When budget 2012 was introduced I announced this change and gave considerable detail. The amendment provides that a person shall not be entitled to the supplement unless, at the time of making an application, a designated person - usually somebody from MABS - is satisfied that the person making the application has engaged with his or her mortgage lender in order to meet his or her mortgage repayment obligations. In any debt settlement process the debtor and lender need to engage with each other. It is not possible to reach resolution or help the person who has fallen into debt and fallen behind in mortgage repayments unless the lender - the bank or mortgage agency - will engage. That is why both reports strongly recommended this approach which provides a mechanism for getting the financial institutions to engage with people who because they have lost their job or for some other reason are unable to meet their mortgage commitments. The purpose of the Department's scheme is to help them with the payment of interest.

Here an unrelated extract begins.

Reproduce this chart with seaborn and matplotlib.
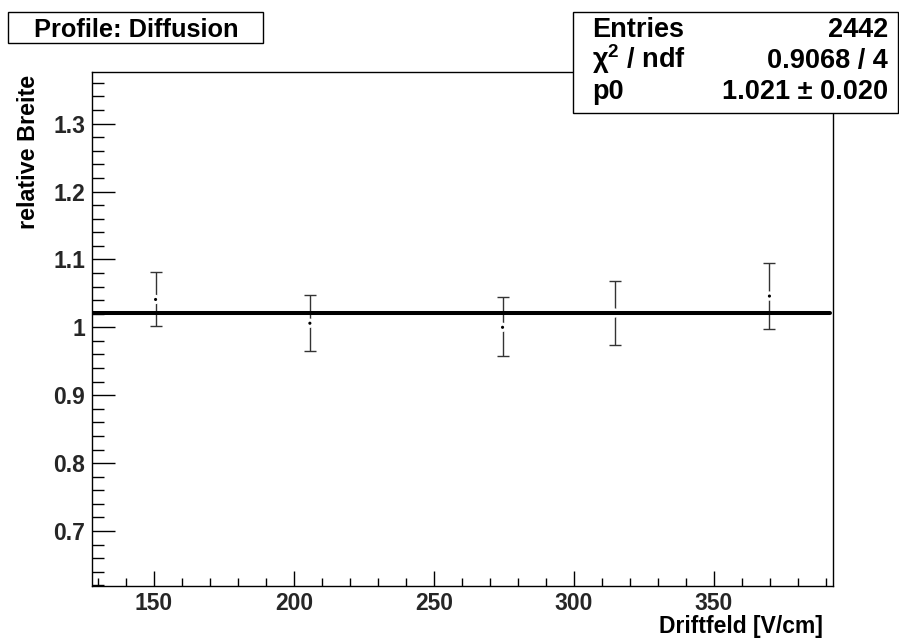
import numpy as np
import pandas as pd
import matplotlib
matplotlib.use("Agg")
import matplotlib.pyplot as plt
import seaborn as sns
from matplotlib.patches import Rectangle
from matplotlib.ticker import MultipleLocator, FuncFormatter

# ---- data ----
field = [150.6, 205.7, 274.5, 314.5, 369.8]          # Driftfeld [V/cm]
width = [1.041, 1.006, 1.000, 1.021, 1.046]          # relative Breite
err_lo = [0.039, 0.041, 0.042, 0.047, 0.048]
err_hi = [0.040, 0.042, 0.044, 0.047, 0.049]
fit_x = [128.0, 391.4]
fit_p0 = 1.021
title_text = "Profile: Diffusion"
stats_names = ["Entries", "χ$^{\\mathbf{2}}$ / ndf", "p0"]
stats_values = ["2442", "0.9068 / 4", "1.021 ± 0.020"]

df = pd.DataFrame({"x": field, "y": width})
fit_df = pd.DataFrame({"x": fit_x, "y": [fit_p0] * len(fit_x)})

sns.set_theme(style="white")
plt.rcParams["font.family"] = ["Liberation Sans", "DejaVu Sans"]
plt.rcParams["font.weight"] = "bold"
plt.rcParams["mathtext.fontset"] = "custom"
plt.rcParams["mathtext.rm"] = "Liberation Sans:bold"
plt.rcParams["mathtext.bf"] = "Liberation Sans:bold"
plt.rcParams["mathtext.it"] = "Liberation Sans:bold"

W, H = 899, 639
fig = plt.figure(figsize=(W / 100, H / 100), dpi=100)
fig.patch.set_facecolor("white")
L, R, T, B = 92, 833, 72, 586
ax = fig.add_axes([L / W, 1 - B / H, (R - L) / W, (B - T) / H])
ax.set_facecolor("white")

# error bars
ax.errorbar(df["x"], df["y"], yerr=[err_lo, err_hi], fmt="none",
            ecolor="#333333", elinewidth=1.0, capsize=4.3, capthick=1.0, zorder=2)
# gap around markers (ROOT style) and marker dots
sns.scatterplot(data=df, x="x", y="y", ax=ax, s=45, color="white",
                edgecolor="none", linewidth=0, zorder=3, legend=False)
sns.scatterplot(data=df, x="x", y="y", ax=ax, s=5, color="black",
                edgecolor="none", linewidth=0, zorder=4, legend=False)
# fit line
sns.lineplot(data=fit_df, x="x", y="y", ax=ax, color="black", linewidth=2.9,
             zorder=5, legend=False)

ax.set_xlim(127.9, 392.5)
ax.set_ylim(0.619, 1.376)

ax.xaxis.set_major_locator(MultipleLocator(50))
ax.xaxis.set_minor_locator(MultipleLocator(10))
ax.yaxis.set_major_locator(MultipleLocator(0.1))
ax.yaxis.set_minor_locator(MultipleLocator(0.02))
ax.yaxis.set_major_formatter(FuncFormatter(lambda v, p: "%g" % round(v, 3)))

ax.tick_params(axis="x", which="major", direction="in", length=10.8, width=1,
               color="black", labelsize=16.5, pad=4.3, bottom=True, top=False)
ax.tick_params(axis="x", which="minor", direction="in", length=5.5, width=1,
               color="black", bottom=True, top=False)
ax.tick_params(axis="y", which="major", direction="in", length=16.6, width=1,
               color="black", labelsize=16.5, pad=5, left=True, right=False)
ax.tick_params(axis="y", which="minor", direction="in", length=8.6, width=1,
               color="black", left=True, right=False)
for lab in ax.get_xticklabels() + ax.get_yticklabels():
    lab.set_fontweight("bold")

for s in ax.spines.values():
    s.set_visible(True)
    s.set_color("black")
    s.set_linewidth(1.0)

ax.set_xlabel("Driftfeld [V/cm]", fontsize=16.5, fontweight="bold",
              ha="right", va="baseline", color="black")
ax.xaxis.set_label_coords((823 - L) / (R - L), (B - 633) / (B - T))
ax.set_ylabel("relative Breite", fontsize=16.8, fontweight="bold",
              ha="right", va="center", rotation=90, rotation_mode="anchor",
              color="black")
ax.yaxis.set_label_coords((29 - L) / (R - L), (B - 75) / (B - T))

# title box
def px(x, y):
    return x / W, 1 - y / H

fig.patches.append(Rectangle(px(8, 43), (263 - 8) / W, (43 - 12) / H,
                             transform=fig.transFigure, facecolor="white",
                             edgecolor="black", linewidth=1.0, zorder=10))
fig.text(*px(136, 37), title_text, ha="center", va="baseline",
         fontsize=18.3, fontweight="bold", color="black", zorder=11)

# stats box
fig.patches.append(Rectangle(px(573, 113), (898 - 573) / W, (113 - 12) / H,
                             transform=fig.transFigure, facecolor="white",
                             edgecolor="black", linewidth=1.0, zorder=10))
rows_y = [37, 68, 99]
for name, val, yy in zip(stats_names, stats_values, rows_y):
    fig.text(*px(592, yy), name, ha="left", va="baseline", fontsize=19.5,
             fontweight="bold", color="black", zorder=11)
    fig.text(*px(888, yy), val, ha="right", va="baseline", fontsize=19.5,
             fontweight="bold", color="black", zorder=11)

fig.savefig("out.png", dpi=100)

The person is required to have engaged with the bank and entered into and to be complying with an alternative repayment arrangement in respect of his or her mortgage repayment obligations. The applicant must have completed repayments for a cumulative period of not less than 12 months. The underlying principle is to ensure the mortgage arrears resolution process, MARPS, functions alongside State supports. Many Deputies will have had dealings with the Money Advice and Budgeting Service, MABS. MABS is empowered to work towards the resolution of banking debts for individual families, which is what Deputies are concerned about. It is authorised to ask the borrower and the lender to engage in the mortgage arrears resolution process, which is something this Government, and indeed my predecessor, was trying to work towards. The arrangements are now there, in this legislation, to achieve this. I have had opportunities to visit quite a number of MABS offices around the State, including in Dublin, Sligo and Tralee, and I have talked to those who are at the coalface, helping people who are in arrears to negotiate restructuring plans with the bank. As Deputies know, the Government is currently preparing detailed, technical insolvency legislation to help people to keep their family homes and structure their way out of arrears.

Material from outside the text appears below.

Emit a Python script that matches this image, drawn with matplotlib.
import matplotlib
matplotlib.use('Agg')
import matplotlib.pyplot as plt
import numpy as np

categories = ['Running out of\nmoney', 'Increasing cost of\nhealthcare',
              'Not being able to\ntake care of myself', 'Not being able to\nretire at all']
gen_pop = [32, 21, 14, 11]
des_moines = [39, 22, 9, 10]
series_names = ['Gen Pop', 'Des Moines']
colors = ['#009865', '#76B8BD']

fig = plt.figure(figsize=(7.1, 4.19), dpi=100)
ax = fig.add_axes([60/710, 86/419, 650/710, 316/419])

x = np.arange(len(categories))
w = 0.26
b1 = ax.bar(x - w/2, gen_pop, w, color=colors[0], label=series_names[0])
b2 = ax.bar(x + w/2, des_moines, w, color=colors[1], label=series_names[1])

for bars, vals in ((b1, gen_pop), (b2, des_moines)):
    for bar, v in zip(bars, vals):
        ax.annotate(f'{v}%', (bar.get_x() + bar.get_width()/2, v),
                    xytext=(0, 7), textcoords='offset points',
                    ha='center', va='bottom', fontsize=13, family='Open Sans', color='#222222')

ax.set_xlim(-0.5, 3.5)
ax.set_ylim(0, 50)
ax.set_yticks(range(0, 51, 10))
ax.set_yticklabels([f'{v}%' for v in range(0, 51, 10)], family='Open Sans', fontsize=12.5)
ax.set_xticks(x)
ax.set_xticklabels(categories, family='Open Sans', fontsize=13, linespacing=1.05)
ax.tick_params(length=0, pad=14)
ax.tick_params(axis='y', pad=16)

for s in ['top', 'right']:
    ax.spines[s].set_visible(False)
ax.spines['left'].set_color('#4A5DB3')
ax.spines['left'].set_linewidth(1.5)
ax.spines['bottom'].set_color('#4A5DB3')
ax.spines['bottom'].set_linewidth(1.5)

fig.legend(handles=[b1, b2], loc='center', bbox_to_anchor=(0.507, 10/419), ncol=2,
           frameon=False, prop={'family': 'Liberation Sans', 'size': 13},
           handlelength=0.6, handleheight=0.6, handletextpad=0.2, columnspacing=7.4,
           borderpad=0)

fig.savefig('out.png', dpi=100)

Deputy Ó Snodaigh referred to the Free Legal Advice Centres, FLAC. I attended the conference it ran last week - I do not know if the Deputy was there - and I have had detailed discussions with FLAC and, I am happy to say, with the Northside Community Law Centre and other public interest law centres as well as with MABS, because their insight into dealing with debt is important. I have also spoken to people involved in the chartered accountants' voluntary assistance scheme and barristers who are involved in voluntary assistance schemes, because I share the concern of the Deputies that this must be dealt with. Unless we can ensure that lenders, that is, banks and financial institutions, seriously enter into negotiations and dealings with their customers, we will not be in a position to help those customers. Mortgage and debt resolution is a complicated issue, but at the basic level one must have two parties who are willing to engage so they can come to an arrangement that protects the family home while helping the individual who is suffering the weight of indebtedness. In most cases this indebtedness arises from the fact that people took out mortgages to buy properties at very high prices at the height of the boom, because they thought they were doing the right thing, and then found they had lost their jobs or another source of income and were no longer able to service their mortgages.

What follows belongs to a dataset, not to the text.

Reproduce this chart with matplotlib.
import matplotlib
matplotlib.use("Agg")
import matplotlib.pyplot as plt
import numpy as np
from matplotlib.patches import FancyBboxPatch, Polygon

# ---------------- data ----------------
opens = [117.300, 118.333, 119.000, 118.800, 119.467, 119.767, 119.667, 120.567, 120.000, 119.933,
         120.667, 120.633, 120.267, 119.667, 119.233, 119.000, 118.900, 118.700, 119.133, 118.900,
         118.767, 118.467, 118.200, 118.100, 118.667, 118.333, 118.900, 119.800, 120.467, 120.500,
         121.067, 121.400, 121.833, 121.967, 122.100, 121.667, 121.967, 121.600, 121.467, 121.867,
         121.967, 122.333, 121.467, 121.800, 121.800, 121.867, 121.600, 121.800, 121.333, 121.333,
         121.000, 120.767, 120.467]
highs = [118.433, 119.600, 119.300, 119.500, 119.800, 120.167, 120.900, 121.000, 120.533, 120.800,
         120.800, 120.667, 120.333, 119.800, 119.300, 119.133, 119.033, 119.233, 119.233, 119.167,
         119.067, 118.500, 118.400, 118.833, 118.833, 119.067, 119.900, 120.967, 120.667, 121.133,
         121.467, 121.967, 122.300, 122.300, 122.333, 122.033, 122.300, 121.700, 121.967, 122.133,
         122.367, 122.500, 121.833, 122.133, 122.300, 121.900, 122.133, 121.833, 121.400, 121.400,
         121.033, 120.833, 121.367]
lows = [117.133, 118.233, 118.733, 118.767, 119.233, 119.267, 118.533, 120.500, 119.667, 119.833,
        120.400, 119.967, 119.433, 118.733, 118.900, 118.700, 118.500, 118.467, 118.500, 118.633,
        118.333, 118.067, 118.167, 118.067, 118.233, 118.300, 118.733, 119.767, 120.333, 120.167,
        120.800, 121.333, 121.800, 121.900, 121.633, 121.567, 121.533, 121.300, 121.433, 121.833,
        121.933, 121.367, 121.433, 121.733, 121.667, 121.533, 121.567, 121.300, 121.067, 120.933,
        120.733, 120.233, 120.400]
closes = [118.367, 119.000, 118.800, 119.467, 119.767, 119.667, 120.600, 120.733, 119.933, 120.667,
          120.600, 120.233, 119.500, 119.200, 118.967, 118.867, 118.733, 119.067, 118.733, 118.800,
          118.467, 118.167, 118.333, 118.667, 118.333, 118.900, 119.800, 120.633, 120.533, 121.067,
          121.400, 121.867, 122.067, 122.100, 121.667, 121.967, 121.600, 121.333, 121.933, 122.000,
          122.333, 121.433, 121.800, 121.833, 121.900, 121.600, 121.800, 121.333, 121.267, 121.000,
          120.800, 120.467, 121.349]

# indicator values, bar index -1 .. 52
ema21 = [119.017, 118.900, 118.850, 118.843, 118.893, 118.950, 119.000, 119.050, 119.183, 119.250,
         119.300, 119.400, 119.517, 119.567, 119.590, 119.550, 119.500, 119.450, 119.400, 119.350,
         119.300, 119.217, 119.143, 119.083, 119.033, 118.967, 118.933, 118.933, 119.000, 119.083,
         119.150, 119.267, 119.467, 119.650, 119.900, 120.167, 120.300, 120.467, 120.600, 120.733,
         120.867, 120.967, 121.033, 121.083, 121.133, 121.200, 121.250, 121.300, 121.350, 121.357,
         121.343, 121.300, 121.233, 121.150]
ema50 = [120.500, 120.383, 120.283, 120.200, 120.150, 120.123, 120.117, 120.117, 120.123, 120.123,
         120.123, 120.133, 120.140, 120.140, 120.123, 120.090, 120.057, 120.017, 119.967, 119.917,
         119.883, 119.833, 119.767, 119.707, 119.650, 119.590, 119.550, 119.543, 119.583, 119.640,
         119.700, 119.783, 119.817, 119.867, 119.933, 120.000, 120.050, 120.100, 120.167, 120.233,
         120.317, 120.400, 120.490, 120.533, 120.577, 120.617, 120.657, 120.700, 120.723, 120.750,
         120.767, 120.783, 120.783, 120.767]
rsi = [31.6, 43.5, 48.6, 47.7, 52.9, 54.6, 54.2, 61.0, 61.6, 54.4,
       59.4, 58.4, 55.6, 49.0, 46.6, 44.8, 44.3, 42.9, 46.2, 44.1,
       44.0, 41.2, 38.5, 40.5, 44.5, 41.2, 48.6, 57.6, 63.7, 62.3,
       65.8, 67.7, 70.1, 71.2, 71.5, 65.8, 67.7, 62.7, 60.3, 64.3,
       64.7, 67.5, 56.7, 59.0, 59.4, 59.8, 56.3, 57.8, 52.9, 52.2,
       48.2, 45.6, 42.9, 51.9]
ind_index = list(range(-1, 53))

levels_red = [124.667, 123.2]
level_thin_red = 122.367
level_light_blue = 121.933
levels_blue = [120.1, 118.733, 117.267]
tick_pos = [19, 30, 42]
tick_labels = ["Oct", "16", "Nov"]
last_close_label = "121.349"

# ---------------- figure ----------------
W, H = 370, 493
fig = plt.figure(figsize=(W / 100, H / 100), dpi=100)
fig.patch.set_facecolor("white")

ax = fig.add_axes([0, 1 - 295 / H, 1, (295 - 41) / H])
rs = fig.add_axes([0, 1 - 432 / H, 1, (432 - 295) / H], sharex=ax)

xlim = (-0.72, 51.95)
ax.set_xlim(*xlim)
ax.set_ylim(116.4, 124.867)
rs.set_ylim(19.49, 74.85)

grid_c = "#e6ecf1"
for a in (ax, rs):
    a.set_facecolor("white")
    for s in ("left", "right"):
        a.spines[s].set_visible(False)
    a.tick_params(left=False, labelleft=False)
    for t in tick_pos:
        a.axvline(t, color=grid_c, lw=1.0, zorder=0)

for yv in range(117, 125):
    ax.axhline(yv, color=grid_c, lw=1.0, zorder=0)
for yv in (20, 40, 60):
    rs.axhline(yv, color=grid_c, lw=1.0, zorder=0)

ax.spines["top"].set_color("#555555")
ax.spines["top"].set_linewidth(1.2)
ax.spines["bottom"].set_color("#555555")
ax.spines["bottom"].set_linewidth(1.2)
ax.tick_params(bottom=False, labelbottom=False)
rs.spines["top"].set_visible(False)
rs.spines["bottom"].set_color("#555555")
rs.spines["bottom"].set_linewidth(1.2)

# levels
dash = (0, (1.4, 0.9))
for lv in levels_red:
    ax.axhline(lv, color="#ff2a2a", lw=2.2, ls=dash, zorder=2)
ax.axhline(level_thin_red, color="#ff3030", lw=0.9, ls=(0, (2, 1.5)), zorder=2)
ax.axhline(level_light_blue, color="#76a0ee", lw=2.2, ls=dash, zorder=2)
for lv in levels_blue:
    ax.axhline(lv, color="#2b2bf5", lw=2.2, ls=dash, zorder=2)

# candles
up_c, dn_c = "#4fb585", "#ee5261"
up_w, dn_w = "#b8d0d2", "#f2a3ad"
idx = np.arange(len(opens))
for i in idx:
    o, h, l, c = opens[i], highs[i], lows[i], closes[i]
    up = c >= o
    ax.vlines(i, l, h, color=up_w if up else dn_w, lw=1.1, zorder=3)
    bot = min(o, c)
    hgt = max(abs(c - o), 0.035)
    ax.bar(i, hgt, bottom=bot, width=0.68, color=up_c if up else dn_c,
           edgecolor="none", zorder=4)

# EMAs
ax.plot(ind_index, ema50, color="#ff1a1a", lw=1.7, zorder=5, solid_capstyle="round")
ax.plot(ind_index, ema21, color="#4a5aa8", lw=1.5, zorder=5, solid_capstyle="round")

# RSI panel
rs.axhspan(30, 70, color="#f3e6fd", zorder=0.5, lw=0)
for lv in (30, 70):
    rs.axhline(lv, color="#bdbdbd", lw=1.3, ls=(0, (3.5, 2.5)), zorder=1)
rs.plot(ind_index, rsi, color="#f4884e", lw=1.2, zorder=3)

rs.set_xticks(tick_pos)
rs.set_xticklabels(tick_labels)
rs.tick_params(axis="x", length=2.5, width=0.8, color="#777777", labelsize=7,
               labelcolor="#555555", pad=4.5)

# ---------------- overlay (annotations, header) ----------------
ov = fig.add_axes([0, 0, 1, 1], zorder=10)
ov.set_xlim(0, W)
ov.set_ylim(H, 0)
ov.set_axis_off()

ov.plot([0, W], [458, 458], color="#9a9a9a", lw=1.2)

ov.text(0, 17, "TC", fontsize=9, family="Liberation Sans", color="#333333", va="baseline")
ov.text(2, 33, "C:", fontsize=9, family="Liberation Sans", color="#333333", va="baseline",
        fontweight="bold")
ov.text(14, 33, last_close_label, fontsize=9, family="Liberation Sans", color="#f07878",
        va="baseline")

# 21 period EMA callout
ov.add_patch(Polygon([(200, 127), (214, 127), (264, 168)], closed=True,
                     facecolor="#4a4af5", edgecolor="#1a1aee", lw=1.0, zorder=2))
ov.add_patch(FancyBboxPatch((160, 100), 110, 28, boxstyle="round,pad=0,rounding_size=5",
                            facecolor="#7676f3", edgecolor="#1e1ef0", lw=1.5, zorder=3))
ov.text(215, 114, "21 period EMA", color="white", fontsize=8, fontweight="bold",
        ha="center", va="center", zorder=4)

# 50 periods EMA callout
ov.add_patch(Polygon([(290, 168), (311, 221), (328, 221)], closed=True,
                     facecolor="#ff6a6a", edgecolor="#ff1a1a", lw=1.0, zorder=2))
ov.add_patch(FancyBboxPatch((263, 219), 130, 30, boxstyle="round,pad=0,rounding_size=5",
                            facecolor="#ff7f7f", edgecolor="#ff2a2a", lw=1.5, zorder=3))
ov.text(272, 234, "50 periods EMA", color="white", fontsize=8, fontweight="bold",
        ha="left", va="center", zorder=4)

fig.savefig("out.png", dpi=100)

We have to work at persuading the lending institutions, in particular, to engage. This is what both groups dealing with mortgage arrears suggested, and the Department examined it in detail. The previous Government accepted the recommendation, as has this Government. It is critical to helping people who are in mortgage difficulties. This is what the amendment is about. I hope it will be of significant assistance because, in order to obtain the mortgage interest supplement, the lender will have to engage in the mortgage arrears process. Most Deputies will be aware that when people go to MABS with difficulties, the MABS officials help them work through the source of the difficulties, their income and what they have the capacity to pay. Simply to have an automatic commitment to giving mortgage interest supplement to the lender, even if the lender does not engage with the borrower, is not necessarily best practice. This provision is supposed to help people by ensuring they go into the mortgage resolution process. If Deputies have had opportunities for contact with MABS they will know that a feature of the recession is that people have complex debt. They do not have only mortgage debt but also car loan debt, credit card debt, credit union debt and, in some cases in which people were self-employed in the construction industry, business debt. In the latter case, they may have complicated arrangements about using their family homes as collateral for this debt.